As for Raritan, 1840-1842 saw the building and completion of the three-mile-long Raritan Canal. Thus, the planned-out factory town along the Raritan River had its beginning. Workers who worked on the canal and soon in the factories needed a place to live, thus the Village of Raritan was born.
But the new manufacturing town would have to wait for its own train station. (The Somerville Station was just two miles from Raritan so surely, they walked to it).

The railroad company had planned to extend the line from Somerville through Raritan to Easton (Pa), but they went bankrupt. After a few years another group of investors took over the railroad. The new company was named the “Central Jersey Railroad” - combining the existing train line and the proposed Somerville-Easton line.

Historical documentation says they extended the train line to Whitehouse in 1848 (and Easton by 1852) – obviously this was through Raritan. There are unfortunately no surviving local newspapers from the entire decade. So, we are left to guess how the small growing town of Raritan celebrated the occasion.
The positioning of the railroad tracks in Raritan was easy as nothing was in its way. The practice of Eminent Domain, the government taking private property for public use, had to be used in other towns. But the Raritan train line was easily set down on what would have been Fourth Street.
Raritan was a manufacturing town. Early railroad records indicate that it was heavy in freight volume but light in passenger volume.

Around 1870 a standard had been established for the width of the train tracks. By 1880 all train lines converted to it allowing for separate train lines to connect without passengers having to board another train.
For decades Raritan had many travel options as there were two additional train lines along the “Raritan Valley Line”. From 1864 – 1953 there was a train line from Somerville to Flemington. From 1873 – 1982 there was a train line from Bound Brook to Trenton and Philadelphia.

As for access to Manhattan, for years from Raritan one could only take the train to the edge of New Jersey. From there you had to take a ferry across the Hudson River. But in 1908 a tunnel was completed from Hoboken under the Hudson River to Manhattan. By 1911, the Newark train station had a line connecting to this tunnel and the “path train” was born giving Raritan and the rest of the state easier access to Manhattan.
Raritan’s railroad depot building was built in 1891. It survives today.
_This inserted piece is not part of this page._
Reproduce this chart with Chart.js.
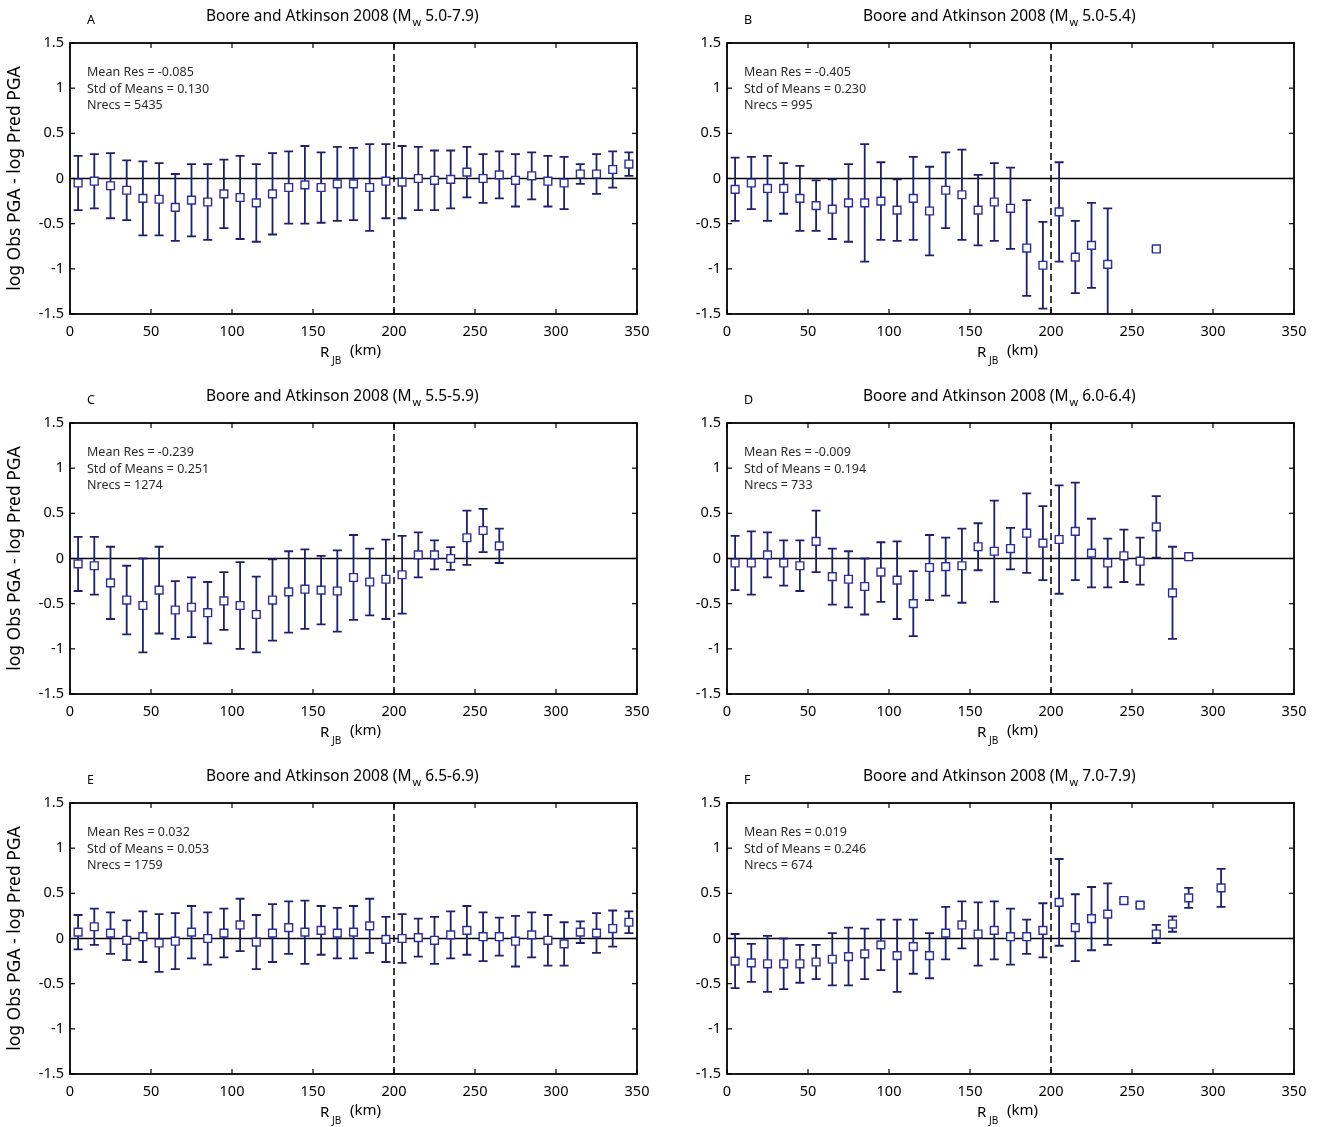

The railroad is always evolving. The old timers in Raritan can recall the era before the automatic safety gates. Until 1968, when a train was coming, a person at the train crossing at Anderson Street and Thompson Street would come out of a little house to Flash a stop sign.
Years ago, in Raritan there was a roundabout track which allowed the train to turn around. For years Raritan was the last stop on the “Raritan Valley Line” for passenger traffic. Today Lab Corp is in the location that the roundabout once occupied.

Also, Raritan once had a train extension that ran right down the middle of Lincoln Street across Somerset Street to the Raritan Woolen Mills. This track existed from around 1900 till the late 1950s.
A plaque on the underpass commemorates the
history of the Central Jersey Railroad.